Charts and diagrams as code
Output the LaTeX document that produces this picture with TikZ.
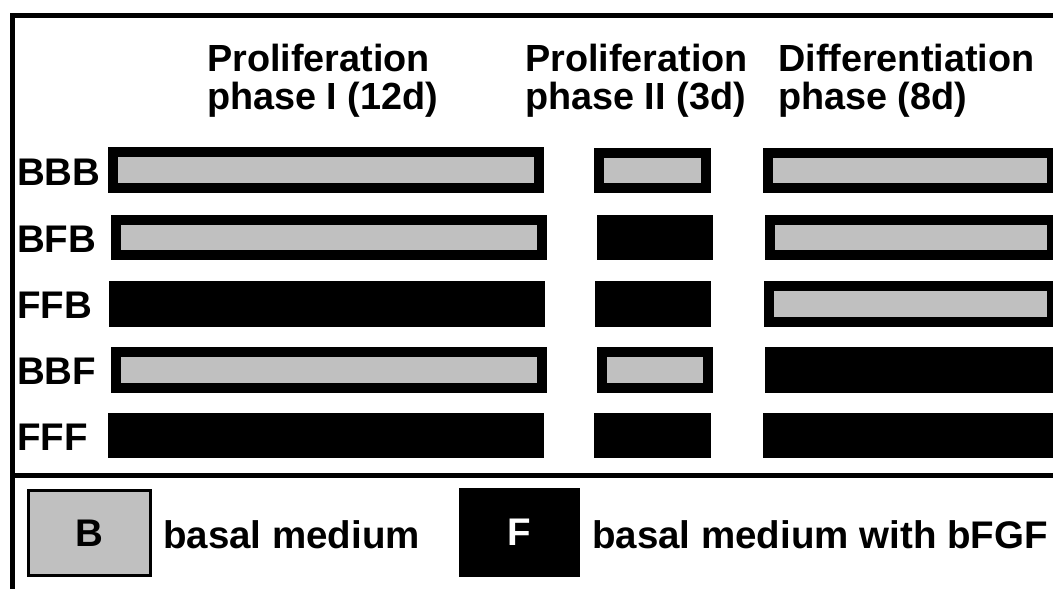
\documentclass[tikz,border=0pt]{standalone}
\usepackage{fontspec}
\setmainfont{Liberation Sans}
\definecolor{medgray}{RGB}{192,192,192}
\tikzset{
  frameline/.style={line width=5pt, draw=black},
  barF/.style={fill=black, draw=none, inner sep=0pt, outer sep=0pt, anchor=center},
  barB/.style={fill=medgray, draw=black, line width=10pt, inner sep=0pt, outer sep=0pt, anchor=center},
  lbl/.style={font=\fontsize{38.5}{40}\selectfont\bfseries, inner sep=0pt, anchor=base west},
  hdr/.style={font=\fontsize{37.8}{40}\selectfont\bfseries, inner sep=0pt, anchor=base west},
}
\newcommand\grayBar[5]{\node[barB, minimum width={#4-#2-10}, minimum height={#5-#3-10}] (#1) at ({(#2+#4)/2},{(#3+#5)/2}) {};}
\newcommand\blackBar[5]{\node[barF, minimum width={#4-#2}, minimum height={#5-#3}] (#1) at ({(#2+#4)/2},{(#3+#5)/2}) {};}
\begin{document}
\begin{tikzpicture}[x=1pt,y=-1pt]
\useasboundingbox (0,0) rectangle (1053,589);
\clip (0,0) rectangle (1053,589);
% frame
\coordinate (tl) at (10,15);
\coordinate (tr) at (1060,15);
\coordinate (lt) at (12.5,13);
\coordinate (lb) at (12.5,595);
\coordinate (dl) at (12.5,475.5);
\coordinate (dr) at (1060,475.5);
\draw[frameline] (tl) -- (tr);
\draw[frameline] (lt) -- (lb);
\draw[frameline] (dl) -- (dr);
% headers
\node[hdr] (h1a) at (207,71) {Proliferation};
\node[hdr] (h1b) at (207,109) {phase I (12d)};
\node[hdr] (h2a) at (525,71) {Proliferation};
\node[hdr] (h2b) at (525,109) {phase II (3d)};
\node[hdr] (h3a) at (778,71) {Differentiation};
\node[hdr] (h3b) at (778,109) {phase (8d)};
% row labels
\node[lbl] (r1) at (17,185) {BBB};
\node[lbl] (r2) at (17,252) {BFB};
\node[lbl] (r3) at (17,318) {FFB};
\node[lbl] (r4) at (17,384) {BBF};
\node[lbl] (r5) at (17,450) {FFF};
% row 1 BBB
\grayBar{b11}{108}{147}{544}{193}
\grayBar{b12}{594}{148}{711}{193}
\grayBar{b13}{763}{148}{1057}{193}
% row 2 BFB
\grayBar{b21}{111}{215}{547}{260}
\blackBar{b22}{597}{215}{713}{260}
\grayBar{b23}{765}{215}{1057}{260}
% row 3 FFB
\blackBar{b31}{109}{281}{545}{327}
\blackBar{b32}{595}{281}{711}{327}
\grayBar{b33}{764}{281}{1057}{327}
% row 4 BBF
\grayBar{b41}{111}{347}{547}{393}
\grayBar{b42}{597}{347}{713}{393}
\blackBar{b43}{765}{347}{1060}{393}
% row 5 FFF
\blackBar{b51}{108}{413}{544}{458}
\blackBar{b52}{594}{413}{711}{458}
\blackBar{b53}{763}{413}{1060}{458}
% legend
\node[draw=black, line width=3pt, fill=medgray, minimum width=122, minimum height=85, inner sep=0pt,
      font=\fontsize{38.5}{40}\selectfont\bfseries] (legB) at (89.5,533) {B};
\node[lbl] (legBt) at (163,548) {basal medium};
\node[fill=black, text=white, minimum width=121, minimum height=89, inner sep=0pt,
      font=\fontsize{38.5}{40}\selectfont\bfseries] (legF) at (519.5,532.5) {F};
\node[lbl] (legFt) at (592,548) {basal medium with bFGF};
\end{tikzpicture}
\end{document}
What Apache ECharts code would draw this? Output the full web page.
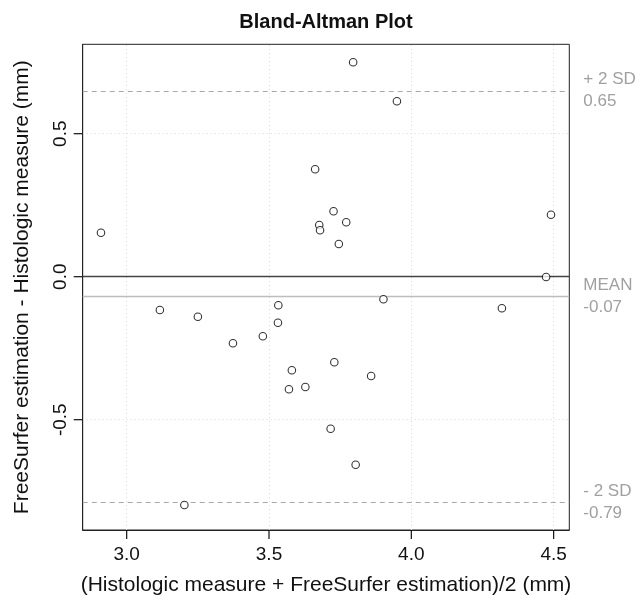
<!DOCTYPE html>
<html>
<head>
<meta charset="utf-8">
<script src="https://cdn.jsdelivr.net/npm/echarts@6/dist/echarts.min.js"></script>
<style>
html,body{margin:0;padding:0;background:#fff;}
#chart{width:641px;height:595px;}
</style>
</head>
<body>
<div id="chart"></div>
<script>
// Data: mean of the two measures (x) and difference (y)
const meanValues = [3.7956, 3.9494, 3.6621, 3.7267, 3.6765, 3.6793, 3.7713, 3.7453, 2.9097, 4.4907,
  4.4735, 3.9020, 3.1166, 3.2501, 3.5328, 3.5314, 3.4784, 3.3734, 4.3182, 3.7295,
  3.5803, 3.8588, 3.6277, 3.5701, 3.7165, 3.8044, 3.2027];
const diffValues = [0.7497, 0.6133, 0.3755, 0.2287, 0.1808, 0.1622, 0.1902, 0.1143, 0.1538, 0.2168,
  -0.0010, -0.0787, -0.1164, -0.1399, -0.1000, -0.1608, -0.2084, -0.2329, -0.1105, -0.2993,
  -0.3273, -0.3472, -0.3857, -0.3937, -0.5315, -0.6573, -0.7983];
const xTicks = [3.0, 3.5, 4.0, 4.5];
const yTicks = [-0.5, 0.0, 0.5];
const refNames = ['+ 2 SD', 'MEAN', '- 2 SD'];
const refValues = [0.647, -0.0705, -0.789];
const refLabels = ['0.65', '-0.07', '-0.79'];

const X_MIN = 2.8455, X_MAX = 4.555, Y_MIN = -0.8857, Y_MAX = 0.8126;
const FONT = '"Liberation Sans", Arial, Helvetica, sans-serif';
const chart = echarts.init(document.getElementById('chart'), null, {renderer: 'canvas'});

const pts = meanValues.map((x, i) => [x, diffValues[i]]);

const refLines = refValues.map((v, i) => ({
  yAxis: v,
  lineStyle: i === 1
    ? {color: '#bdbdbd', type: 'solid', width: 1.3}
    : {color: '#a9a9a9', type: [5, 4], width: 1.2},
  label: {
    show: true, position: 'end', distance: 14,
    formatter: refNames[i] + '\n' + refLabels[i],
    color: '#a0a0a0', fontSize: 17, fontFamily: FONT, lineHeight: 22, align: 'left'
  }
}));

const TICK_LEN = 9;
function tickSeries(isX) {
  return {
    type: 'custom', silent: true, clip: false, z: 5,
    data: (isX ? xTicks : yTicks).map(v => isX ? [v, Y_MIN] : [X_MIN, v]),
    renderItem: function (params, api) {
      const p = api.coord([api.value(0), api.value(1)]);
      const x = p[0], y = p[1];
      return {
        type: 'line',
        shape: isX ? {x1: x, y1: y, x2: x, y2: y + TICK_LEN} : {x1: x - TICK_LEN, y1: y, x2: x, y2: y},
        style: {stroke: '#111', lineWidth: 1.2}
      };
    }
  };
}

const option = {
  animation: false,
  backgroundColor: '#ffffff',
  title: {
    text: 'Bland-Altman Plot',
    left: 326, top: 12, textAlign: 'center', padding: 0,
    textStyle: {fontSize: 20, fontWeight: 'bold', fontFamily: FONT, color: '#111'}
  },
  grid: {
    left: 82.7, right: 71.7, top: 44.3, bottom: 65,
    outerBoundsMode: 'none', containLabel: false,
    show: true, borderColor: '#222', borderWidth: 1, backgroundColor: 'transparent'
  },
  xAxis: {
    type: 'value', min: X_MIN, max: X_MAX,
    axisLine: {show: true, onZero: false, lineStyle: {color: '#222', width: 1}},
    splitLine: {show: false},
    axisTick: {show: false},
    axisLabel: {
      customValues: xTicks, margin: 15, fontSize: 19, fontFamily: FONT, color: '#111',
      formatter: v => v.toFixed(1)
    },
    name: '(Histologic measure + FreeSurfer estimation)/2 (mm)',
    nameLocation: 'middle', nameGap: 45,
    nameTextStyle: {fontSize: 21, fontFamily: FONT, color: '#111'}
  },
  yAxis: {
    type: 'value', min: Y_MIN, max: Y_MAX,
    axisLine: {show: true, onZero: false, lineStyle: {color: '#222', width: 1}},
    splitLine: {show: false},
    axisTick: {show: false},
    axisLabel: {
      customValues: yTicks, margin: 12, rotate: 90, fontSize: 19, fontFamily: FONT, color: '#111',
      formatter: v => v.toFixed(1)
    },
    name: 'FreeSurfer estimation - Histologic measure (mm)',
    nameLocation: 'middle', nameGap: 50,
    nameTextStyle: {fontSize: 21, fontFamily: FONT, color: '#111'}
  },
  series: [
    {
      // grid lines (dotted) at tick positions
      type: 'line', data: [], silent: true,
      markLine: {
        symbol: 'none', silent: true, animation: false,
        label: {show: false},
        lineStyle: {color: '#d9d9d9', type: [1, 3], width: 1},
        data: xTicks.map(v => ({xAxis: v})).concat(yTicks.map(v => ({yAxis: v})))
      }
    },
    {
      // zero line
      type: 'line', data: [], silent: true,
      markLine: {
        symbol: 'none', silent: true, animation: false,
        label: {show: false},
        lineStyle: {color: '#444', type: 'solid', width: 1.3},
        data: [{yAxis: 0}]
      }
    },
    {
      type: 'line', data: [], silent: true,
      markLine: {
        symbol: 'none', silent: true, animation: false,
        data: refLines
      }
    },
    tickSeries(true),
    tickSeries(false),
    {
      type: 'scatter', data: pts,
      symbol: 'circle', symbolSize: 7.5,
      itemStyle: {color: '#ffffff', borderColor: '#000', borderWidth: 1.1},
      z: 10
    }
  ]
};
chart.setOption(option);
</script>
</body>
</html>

# Given request
Using the listing above, show each line holding the string "draw".

# Finished exercise
  frameline/.style={line width=5pt, draw=black},
  barF/.style={fill=black, draw=none, inner sep=0pt, outer sep=0pt, anchor=center},
  barB/.style={fill=medgray, draw=black, line width=10pt, inner sep=0pt, outer sep=0pt, anchor=center},
\draw[frameline] (tl) -- (tr);
\draw[frameline] (lt) -- (lb);
\draw[frameline] (dl) -- (dr);
\node[draw=black, line width=3pt, fill=medgray, minimum width=122, minimum height=85, inner sep=0pt,
What Apache ECharts code would draw this? Output the full web page.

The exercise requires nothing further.